▶ Listing
.....

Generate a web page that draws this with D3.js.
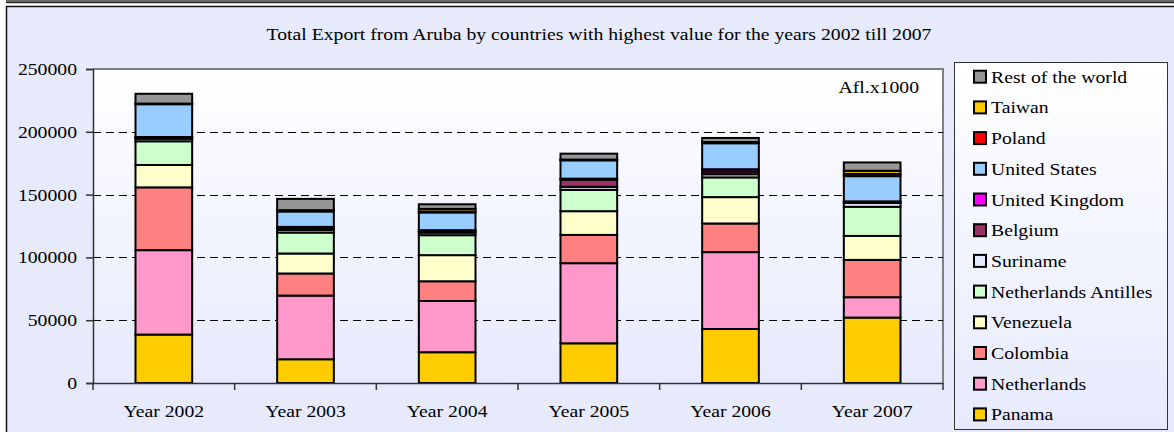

.....

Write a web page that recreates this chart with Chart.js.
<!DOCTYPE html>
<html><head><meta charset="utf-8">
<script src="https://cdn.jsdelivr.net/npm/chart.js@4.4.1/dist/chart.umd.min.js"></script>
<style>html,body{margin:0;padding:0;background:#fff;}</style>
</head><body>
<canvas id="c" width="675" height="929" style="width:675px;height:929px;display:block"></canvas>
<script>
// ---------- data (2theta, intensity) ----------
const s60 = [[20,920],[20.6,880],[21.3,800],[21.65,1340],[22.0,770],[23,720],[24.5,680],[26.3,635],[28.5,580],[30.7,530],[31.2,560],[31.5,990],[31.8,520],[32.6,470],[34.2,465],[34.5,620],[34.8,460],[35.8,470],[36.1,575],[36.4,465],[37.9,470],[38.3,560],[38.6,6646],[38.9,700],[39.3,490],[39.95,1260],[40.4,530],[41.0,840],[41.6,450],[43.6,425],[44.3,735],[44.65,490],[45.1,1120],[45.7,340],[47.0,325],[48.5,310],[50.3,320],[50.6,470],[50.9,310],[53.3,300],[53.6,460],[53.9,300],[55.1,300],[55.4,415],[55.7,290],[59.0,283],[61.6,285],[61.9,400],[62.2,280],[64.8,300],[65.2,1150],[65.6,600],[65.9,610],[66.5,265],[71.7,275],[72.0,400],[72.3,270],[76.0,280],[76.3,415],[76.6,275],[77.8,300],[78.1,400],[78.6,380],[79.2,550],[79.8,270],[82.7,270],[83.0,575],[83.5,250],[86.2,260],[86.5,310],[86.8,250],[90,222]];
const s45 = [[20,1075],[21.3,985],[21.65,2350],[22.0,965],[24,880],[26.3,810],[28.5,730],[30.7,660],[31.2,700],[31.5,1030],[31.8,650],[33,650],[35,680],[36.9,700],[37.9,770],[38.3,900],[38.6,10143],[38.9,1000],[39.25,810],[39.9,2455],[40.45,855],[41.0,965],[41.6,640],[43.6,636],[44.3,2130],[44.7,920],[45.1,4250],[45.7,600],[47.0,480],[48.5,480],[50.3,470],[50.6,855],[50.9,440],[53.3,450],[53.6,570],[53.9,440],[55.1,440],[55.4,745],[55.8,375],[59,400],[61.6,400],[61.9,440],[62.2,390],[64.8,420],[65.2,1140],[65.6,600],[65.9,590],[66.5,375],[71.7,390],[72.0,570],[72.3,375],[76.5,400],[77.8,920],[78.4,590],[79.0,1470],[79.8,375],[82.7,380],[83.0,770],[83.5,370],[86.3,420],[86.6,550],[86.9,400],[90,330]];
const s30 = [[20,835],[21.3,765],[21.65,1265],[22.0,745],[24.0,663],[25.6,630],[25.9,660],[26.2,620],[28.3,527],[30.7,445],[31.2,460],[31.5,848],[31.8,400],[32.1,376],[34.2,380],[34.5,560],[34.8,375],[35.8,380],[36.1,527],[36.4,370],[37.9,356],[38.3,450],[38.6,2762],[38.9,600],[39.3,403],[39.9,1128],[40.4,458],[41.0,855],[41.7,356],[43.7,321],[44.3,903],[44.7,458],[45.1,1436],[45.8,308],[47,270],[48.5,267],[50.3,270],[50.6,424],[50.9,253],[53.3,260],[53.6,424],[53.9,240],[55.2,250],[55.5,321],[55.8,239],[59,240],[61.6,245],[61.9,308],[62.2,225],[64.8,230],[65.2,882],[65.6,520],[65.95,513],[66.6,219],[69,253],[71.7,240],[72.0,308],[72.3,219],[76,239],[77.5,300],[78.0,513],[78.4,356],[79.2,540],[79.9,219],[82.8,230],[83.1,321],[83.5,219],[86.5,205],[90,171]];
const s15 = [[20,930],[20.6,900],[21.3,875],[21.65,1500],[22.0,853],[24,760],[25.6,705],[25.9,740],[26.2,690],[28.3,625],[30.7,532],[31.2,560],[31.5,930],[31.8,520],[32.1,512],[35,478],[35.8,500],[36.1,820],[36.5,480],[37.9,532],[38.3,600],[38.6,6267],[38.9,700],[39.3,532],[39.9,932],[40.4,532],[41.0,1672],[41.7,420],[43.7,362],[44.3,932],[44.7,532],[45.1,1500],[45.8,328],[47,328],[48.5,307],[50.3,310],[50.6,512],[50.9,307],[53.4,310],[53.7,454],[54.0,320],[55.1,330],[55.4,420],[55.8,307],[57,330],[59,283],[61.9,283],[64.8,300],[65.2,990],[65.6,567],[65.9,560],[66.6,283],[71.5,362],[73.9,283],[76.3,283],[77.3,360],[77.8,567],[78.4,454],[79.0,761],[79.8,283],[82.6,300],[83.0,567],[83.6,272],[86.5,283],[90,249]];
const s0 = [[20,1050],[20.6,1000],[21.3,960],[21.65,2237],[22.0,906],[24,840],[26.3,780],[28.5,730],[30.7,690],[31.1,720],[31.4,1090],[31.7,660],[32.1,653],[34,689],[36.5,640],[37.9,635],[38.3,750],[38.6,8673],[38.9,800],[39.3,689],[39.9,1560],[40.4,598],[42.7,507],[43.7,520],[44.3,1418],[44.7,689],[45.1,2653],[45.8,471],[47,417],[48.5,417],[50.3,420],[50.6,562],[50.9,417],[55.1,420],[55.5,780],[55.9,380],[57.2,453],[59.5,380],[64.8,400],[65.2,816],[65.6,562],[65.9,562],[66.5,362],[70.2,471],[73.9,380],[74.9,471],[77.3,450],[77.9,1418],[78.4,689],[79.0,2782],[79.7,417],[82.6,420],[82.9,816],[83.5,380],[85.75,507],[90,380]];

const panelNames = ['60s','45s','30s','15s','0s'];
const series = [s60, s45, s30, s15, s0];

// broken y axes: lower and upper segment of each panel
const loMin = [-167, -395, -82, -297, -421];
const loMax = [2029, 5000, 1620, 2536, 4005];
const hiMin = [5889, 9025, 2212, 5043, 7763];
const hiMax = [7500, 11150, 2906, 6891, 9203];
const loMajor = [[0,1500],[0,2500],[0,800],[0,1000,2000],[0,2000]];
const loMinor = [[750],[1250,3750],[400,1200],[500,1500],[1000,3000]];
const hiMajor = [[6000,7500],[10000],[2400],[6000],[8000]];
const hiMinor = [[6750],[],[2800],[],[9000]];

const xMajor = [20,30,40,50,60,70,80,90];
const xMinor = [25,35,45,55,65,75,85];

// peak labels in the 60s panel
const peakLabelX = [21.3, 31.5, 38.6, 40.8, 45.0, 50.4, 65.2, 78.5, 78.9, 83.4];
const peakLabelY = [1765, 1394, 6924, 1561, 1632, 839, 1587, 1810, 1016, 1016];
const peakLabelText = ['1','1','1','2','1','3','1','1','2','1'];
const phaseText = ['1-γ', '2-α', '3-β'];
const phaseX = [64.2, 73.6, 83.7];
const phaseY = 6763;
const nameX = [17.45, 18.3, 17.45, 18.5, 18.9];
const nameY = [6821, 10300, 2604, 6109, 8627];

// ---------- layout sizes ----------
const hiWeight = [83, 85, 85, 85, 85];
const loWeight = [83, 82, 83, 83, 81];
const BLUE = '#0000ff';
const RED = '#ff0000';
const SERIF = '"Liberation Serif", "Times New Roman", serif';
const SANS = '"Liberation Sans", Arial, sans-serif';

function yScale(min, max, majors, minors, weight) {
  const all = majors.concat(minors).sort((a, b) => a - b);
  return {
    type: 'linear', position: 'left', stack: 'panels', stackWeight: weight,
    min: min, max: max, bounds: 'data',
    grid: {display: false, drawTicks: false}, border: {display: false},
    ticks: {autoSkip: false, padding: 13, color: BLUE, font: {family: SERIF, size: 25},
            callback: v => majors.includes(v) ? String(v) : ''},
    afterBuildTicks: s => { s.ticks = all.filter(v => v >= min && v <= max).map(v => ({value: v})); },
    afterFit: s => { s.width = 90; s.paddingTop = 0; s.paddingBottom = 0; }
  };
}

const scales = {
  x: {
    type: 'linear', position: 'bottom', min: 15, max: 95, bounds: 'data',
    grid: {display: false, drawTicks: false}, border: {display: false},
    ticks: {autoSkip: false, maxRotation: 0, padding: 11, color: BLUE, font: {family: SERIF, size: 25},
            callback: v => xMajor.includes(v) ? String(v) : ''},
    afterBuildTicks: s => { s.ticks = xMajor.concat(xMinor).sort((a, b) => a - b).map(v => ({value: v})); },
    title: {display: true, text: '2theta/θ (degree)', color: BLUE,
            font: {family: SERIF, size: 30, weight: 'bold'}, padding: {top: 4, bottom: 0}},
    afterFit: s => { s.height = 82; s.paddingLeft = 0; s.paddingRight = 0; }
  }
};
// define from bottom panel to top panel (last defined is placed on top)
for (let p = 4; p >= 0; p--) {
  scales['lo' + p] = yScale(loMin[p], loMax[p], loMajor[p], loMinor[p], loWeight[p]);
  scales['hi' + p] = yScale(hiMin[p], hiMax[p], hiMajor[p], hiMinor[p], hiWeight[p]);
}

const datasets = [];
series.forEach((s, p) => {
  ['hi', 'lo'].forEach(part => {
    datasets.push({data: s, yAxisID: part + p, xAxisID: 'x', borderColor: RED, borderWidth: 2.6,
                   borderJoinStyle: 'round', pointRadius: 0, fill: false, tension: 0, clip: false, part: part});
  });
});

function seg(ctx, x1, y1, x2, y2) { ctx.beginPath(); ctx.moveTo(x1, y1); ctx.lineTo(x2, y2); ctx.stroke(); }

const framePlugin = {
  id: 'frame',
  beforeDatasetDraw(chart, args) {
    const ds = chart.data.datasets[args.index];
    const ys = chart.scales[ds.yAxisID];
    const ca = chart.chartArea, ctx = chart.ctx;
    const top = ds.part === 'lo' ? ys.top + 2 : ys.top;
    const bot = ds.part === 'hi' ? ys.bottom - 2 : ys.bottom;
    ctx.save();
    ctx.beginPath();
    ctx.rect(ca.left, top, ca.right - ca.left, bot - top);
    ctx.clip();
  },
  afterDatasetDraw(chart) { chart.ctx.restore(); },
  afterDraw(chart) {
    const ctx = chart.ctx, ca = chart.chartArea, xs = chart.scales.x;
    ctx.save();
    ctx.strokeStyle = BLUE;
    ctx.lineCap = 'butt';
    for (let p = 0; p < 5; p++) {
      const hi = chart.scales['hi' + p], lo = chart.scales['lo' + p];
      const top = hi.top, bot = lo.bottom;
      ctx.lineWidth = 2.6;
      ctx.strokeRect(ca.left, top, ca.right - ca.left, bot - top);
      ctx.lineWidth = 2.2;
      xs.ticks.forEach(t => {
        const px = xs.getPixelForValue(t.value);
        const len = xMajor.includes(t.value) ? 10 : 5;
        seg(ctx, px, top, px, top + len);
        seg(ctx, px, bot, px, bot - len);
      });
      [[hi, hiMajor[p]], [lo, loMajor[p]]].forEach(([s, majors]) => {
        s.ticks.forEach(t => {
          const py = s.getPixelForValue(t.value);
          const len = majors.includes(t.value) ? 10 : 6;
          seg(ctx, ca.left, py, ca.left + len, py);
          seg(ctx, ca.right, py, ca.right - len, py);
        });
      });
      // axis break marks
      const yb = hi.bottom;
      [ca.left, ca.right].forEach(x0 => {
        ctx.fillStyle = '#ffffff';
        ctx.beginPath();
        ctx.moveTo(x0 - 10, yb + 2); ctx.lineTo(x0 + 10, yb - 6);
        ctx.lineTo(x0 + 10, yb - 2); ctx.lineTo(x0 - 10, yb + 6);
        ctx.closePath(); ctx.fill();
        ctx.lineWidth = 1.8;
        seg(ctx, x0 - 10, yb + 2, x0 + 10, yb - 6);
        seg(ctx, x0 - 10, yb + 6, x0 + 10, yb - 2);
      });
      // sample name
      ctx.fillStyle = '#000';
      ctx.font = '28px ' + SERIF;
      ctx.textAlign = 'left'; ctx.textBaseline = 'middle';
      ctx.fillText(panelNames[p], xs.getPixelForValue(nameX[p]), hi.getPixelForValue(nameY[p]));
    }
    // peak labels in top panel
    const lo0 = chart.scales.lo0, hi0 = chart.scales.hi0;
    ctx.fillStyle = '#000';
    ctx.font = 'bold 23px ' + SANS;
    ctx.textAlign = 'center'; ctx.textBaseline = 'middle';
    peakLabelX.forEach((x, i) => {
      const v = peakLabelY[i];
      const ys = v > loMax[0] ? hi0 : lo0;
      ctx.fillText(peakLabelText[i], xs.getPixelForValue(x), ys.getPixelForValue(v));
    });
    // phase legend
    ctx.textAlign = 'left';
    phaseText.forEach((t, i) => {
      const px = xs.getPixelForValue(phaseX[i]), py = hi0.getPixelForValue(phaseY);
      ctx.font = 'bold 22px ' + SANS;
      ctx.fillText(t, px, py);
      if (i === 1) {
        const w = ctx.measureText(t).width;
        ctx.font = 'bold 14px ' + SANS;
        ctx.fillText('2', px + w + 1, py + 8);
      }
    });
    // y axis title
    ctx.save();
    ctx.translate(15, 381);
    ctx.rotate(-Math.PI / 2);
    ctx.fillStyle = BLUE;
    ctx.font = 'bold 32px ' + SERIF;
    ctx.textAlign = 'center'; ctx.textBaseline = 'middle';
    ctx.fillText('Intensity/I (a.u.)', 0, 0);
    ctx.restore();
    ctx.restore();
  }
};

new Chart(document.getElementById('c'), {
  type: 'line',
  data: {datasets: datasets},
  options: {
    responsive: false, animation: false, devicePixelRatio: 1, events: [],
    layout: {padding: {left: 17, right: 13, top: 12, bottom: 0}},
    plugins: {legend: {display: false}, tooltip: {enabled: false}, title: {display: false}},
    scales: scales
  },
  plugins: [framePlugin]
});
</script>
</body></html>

.....

Using the listing above, return all lines where the word "that" occurs.

Generate a web page that draws this with D3.js.
Write a web page that recreates this chart with Chart.js.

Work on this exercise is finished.